• **Given problem**: Find the line with "What Plotly code" and the line with "emc_errors = [0.87, 0.59, 0.61, 0.47]", then repeat both of them and every line in between exactly. Omit the pictures.

• **Data for the task**:
────────────────────
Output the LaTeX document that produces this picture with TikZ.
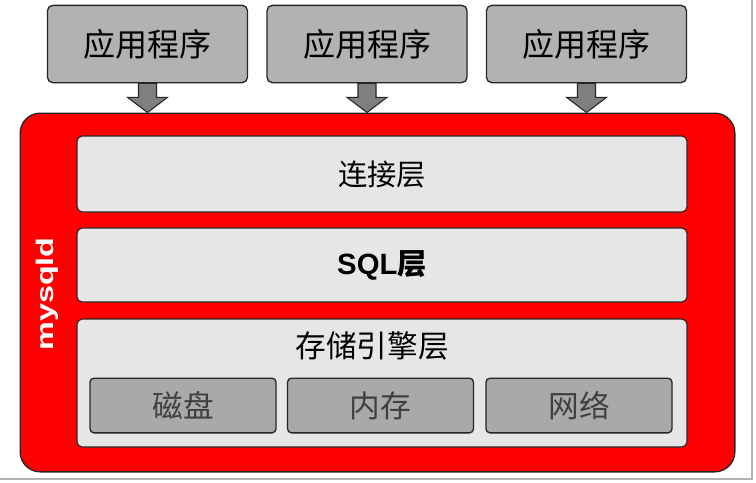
\documentclass[tikz,border=0pt]{standalone}
\usepackage{fontspec}
\setmainfont{Liberation Sans}
\newfontfamily\cjk{Noto Sans CJK SC}
\usetikzlibrary{calc}
\definecolor{appgray}{HTML}{B2B2B2}
\definecolor{arrowgray}{HTML}{7F7F7F}
\definecolor{layergray}{HTML}{E6E6E6}
\definecolor{subgray}{HTML}{A9A9A9}
\definecolor{textgray}{HTML}{404040}
\definecolor{edgegray}{HTML}{262626}
\tikzset{
  appbox/.style={draw=edgegray, line width=1pt, fill=appgray, rounded corners=4pt,
    minimum width=150pt, minimum height=58pt, inner sep=0pt,
    font=\cjk\fontsize{24}{26}\selectfont},
  layerbox/.style={draw=edgegray, line width=0.8pt, fill=layergray, rounded corners=4pt,
    minimum width=457.5pt, inner sep=0pt},
  subbox/.style={draw=edgegray, line width=1pt, fill=subgray, rounded corners=3pt,
    minimum width=139.5pt, minimum height=41pt, inner sep=0pt, text=textgray,
    font=\cjk\fontsize{23}{25}\selectfont},
  blockarrow/.style={draw=edgegray, line width=0.8pt, fill=arrowgray, line join=miter}
}
\begin{document}
\begin{tikzpicture}[x=0.75pt, y=-0.75pt]
  % frame and background
  \useasboundingbox (0,0) rectangle (756,482);
  \fill[white] (0,0) rectangle (756,482);
  \draw[gray!60, line width=1pt] (752,0) -- (752,479) -- (0,479);
  % applications
  \node[appbox] (app1) at (147.5,44) {应用程序};
  \node[appbox] (app2) at (367,44) {应用程序};
  \node[appbox] (app3) at (586.5,44) {应用程序};
  % mysqld server
  \node[draw=edgegray, line width=1pt, fill=red, rounded corners=15pt,
    minimum width=536pt, minimum height=269pt] (mysqld) at (377.5,292.5) {};
  \node[rotate=90, text=white, font=\bfseries\fontsize{18}{20}\selectfont]
    (label) at (47,294) {\scalebox{1.35}[1]{mysqld}};
  % arrows into the server
  \foreach \a in {app1,app2,app3}{
    \draw[blockarrow] ($(\a.south)+(-9,0)$) -- ($(\a.south)+(9,0)$)
      -- ($(\a.south)+(9,14)$) -- ($(\a.south)+(20,14)$)
      -- ($(\a.south |- mysqld.north)$) -- ($(\a.south)+(-20,14)$)
      -- ($(\a.south)+(-9,14)$) -- cycle;
  }
  % layers
  \node[layerbox, minimum height=57pt, font=\cjk\fontsize{22}{24}\selectfont]
    (conn) at (382,174) {连接层};
  \node[layerbox, minimum height=55.5pt, font=\bfseries\fontsize{22}{24}\selectfont]
    (sql) at (382,265) {SQL{\cjk 层}};
  \node[layerbox, minimum height=96pt] (engine) at (382,383) {};
  \node[font=\cjk\fontsize{23}{25}\selectfont] (enginelabel) at (372,346) {存储引擎层};
  % storage media
  \node[subbox] (disk) at (183,405.5) {磁盘};
  \node[subbox] (memory) at (380.5,405.5) {内存};
  \node[subbox] (network) at (579,405.5) {网络};
\end{tikzpicture}
\end{document}
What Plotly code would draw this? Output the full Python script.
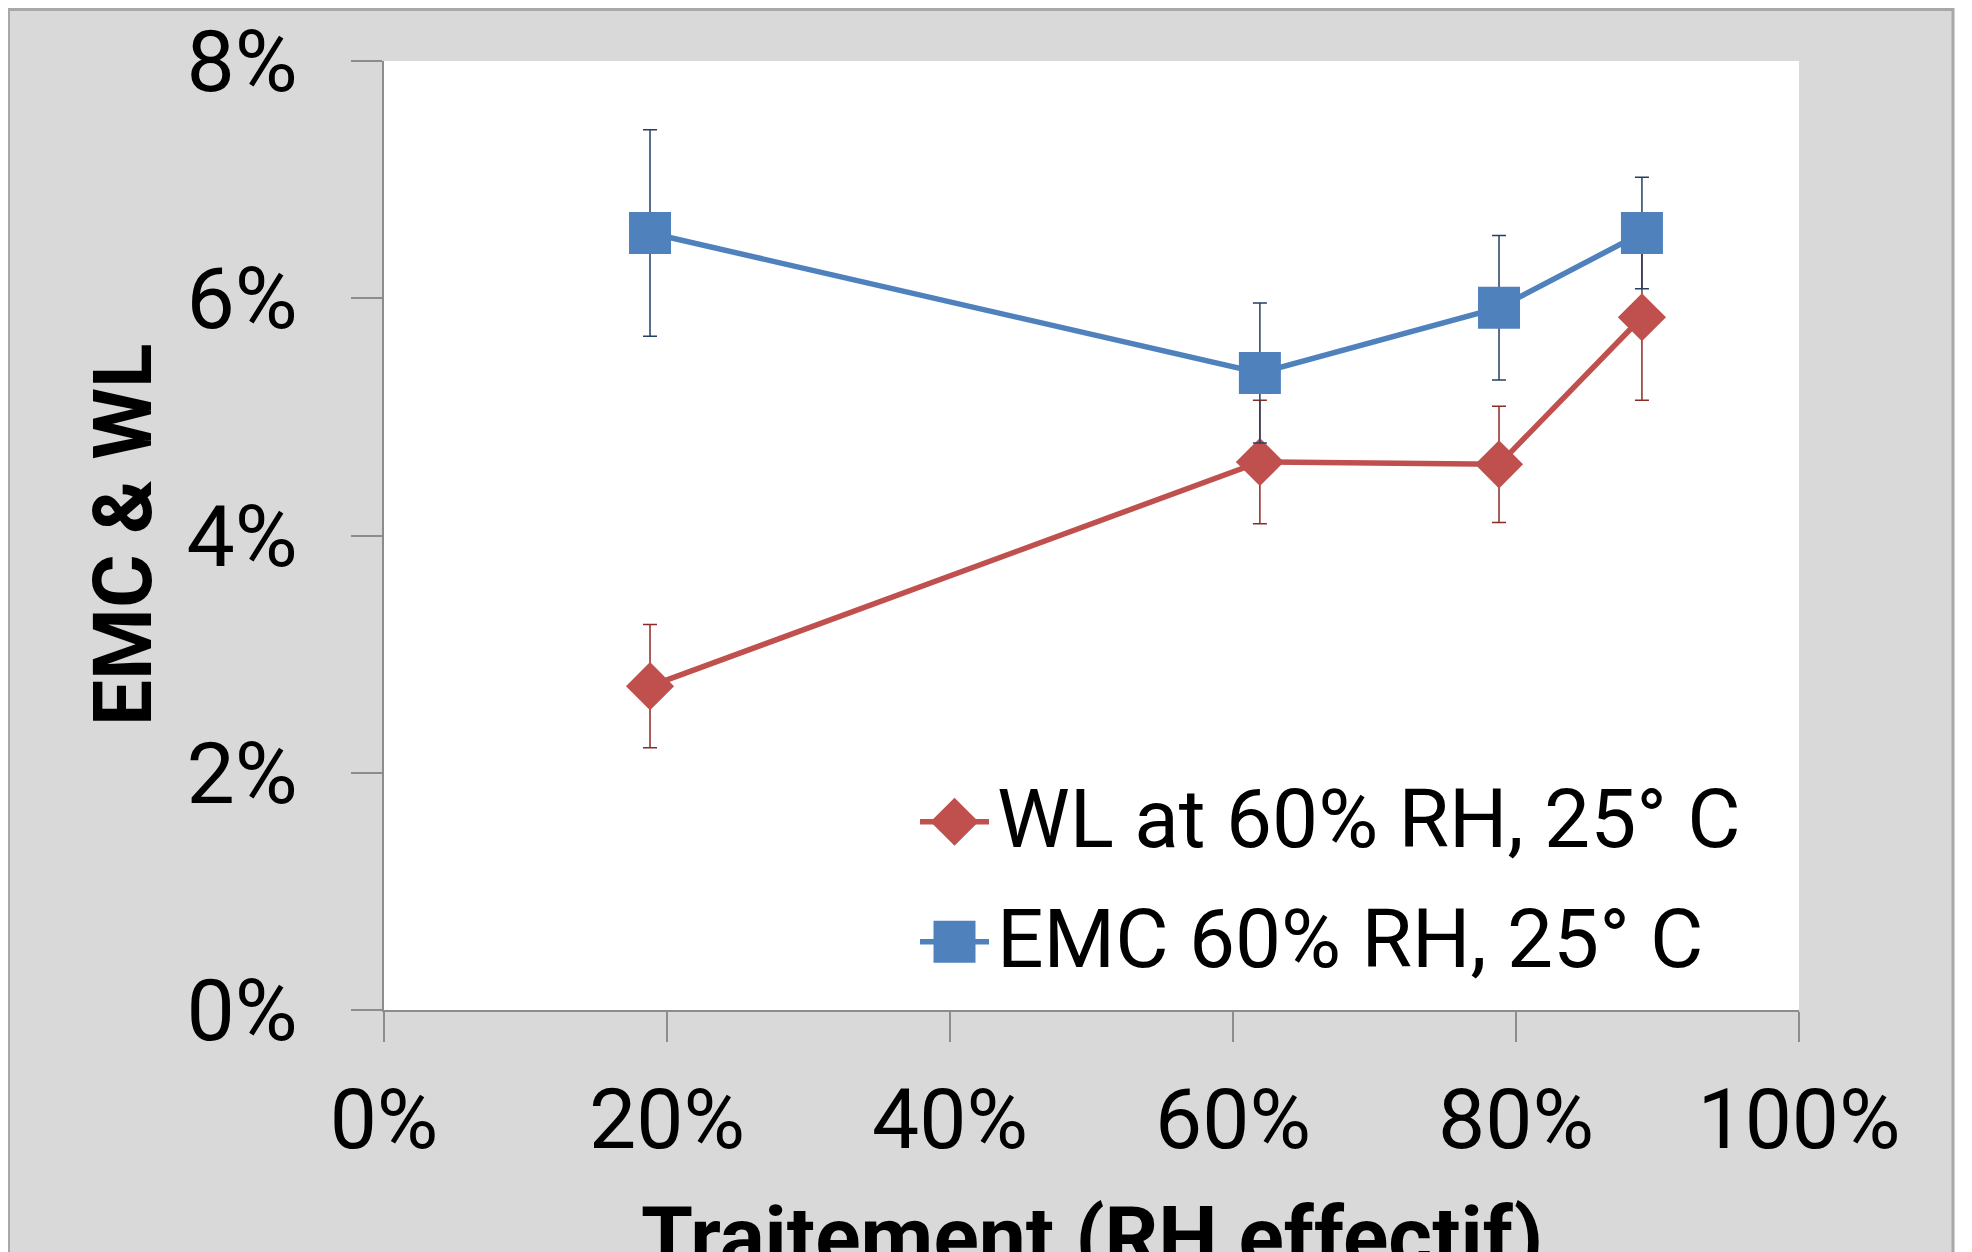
import plotly.graph_objects as go

# ---------------- data ----------------
rh_effectif = [18.8, 61.9, 78.8, 88.9]          # x, % RH effectif
wl_values = [2.73, 4.62, 4.60, 5.84]            # WL at 60% RH, 25° C (%)
wl_errors = [0.52, 0.52, 0.49, 0.70]
emc_values = [6.55, 5.37, 5.92, 6.55]           # EMC 60% RH, 25° C (%)
emc_errors = [0.87, 0.59, 0.61, 0.47]

series_names = ["WL at 60% RH, 25° C", "EMC 60% RH, 25° C"]
x_ticks = [0, 20, 40, 60, 80, 100]
x_tick_labels = ["0%", "20%", "40%", "60%", "80%", "100%"]
y_ticks = [0, 2, 4, 6, 8]
y_tick_labels = ["0%", "2%", "4%", "6%", "8%"]
x_title = "Traitement (RH effectif)"
y_title = "EMC & WL"

# ---------------- style ----------------
OFF = 8  # page offset of the figure inside the browser window
W, H = 1972, 1252
L = 384 - OFF
T = 61 - OFF
R = W - (1799 - OFF)
B = H - (1010 - OFF)
PW, PH = W - L - R, H - T - B
RED, BLUE = "#c0504d", "#4f81bd"
RED_ERR, BLUE_ERR = "#8c2a28", "#243f66"
GRAY_BG = "#d9d9d9"
AXIS_GRAY = "#8c8c8c"
FONT = "Roboto"


def px_x(px):
    """window pixel -> paper coordinate"""
    return (px - OFF - L) / PW


def px_y(py):
    return (H - B - (py - OFF)) / PH


fig = go.Figure()

fig.add_trace(go.Scatter(
    x=rh_effectif, y=wl_values, mode="lines+markers", name=series_names[0],
    line=dict(color=RED, width=5.5),
    marker=dict(symbol="diamond", size=37, color=RED, opacity=1),
    error_y=dict(type="data", array=wl_errors, visible=True,
                 color=RED_ERR, thickness=1.5, width=7),
    showlegend=False,
))
fig.add_trace(go.Scatter(
    x=rh_effectif, y=emc_values, mode="lines+markers", name=series_names[1],
    line=dict(color=BLUE, width=5.5),
    marker=dict(symbol="square", size=42, color=BLUE, opacity=1),
    error_y=dict(type="data", array=emc_errors, visible=True,
                 color=BLUE_ERR, thickness=1.5, width=7),
    showlegend=False,
))

# ---------------- custom legend (on an overlay axis 0..1) ----------------
legend_rows_py = [821.7, 941.7]
legend_key_px = (920, 954.5, 989)
legend_text_px = 995
legend_styles = [(RED, "diamond", 37), (BLUE, "square", 42)]
for name, row_py, (col, sym, sz) in zip(series_names, legend_rows_py, legend_styles):
    yy = px_y(row_py)
    fig.add_trace(go.Scatter(
        x=[px_x(legend_key_px[0]), px_x(legend_key_px[2])],
        y=[yy, yy], mode="lines",
        line=dict(color=col, width=5.5),
        xaxis="x2", yaxis="y2", showlegend=False, hoverinfo="skip",
    ))
    fig.add_trace(go.Scatter(
        x=[px_x(legend_key_px[1])], y=[yy], mode="markers",
        marker=dict(symbol=sym, size=sz, color=col, opacity=1, line=dict(width=0)),
        xaxis="x2", yaxis="y2", showlegend=False, hoverinfo="skip",
    ))
    fig.add_annotation(
        x=px_x(legend_text_px), y=px_y(row_py - 3), xref="paper", yref="paper",
        text=name, showarrow=False, xanchor="left", yanchor="middle",
        font=dict(family=FONT, size=82, color="black"),
    )

# axis titles
fig.add_annotation(
    x=px_x(123), y=px_y(535), xref="paper", yref="paper", text="<b>%s</b>" % y_title,
    textangle=-90, showarrow=False, xanchor="center", yanchor="middle",
    font=dict(family=FONT, size=82, color="black"),
)
fig.add_annotation(
    x=0.5, y=px_y(1186), xref="paper", yref="paper", text="<b>%s</b>" % x_title,
    showarrow=False, xanchor="center", yanchor="top",
    font=dict(family=FONT, size=84, color="black"),
)

# frame: white strip at the right, dark band at top, thin edge lines
shapes = [
    dict(type="line", xref="paper", yref="paper", x0=px_x(9), x1=px_x(9),
         y0=px_y(H + 20), y1=px_y(0), line=dict(color="#a8a8a8", width=2), layer="below"),
    dict(type="rect", xref="paper", yref="paper", x0=px_x(1954), x1=px_x(W + 20),
         y0=px_y(H + 20), y1=px_y(-10), fillcolor="white", line=dict(width=0), layer="below"),
    dict(type="line", xref="paper", yref="paper", x0=px_x(1953), x1=px_x(1953),
         y0=px_y(H + 20), y1=px_y(0), line=dict(color="#a8a8a8", width=3), layer="below"),
    dict(type="rect", xref="paper", yref="paper", x0=px_x(0), x1=px_x(1954),
         y0=px_y(11), y1=px_y(-10), fillcolor="#a8a8a8", line=dict(width=0), layer="below"),
]

fig.update_layout(
    width=W, height=H,
    margin=dict(l=L, r=R, t=T, b=B, autoexpand=False),
    paper_bgcolor=GRAY_BG, plot_bgcolor="white",
    shapes=shapes,
    xaxis=dict(range=[0, 100], tickvals=x_ticks, ticktext=x_tick_labels,
               showgrid=False, zeroline=False, showline=True, linecolor=AXIS_GRAY,
               linewidth=2, ticks="outside", ticklen=30, tickwidth=1.5, tickcolor=AXIS_GRAY,
               ticklabelstandoff=5,
               tickfont=dict(family=FONT, size=84, color="black")),
    yaxis=dict(range=[0, 8], tickvals=y_ticks, ticktext=y_tick_labels,
               showgrid=False, zeroline=False, showline=True, linecolor=AXIS_GRAY,
               linewidth=2, ticks="outside", ticklen=31, tickwidth=1.5, tickcolor=AXIS_GRAY,
               ticklabelstandoff=36,
               tickfont=dict(family=FONT, size=86, color="black")),
    xaxis2=dict(overlaying="x", range=[0, 1], visible=False, fixedrange=True),
    yaxis2=dict(overlaying="y", range=[0, 1], visible=False, fixedrange=True),
    showlegend=False,
)

fig.write_html("out.html")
────────────────────
• **Response to the task**:
What Plotly code would draw this? Output the full Python script.
import plotly.graph_objects as go

# ---------------- data ----------------
rh_effectif = [18.8, 61.9, 78.8, 88.9]          # x, % RH effectif
wl_values = [2.73, 4.62, 4.60, 5.84]            # WL at 60% RH, 25° C (%)
wl_errors = [0.52, 0.52, 0.49, 0.70]
emc_values = [6.55, 5.37, 5.92, 6.55]           # EMC 60% RH, 25° C (%)
emc_errors = [0.87, 0.59, 0.61, 0.47]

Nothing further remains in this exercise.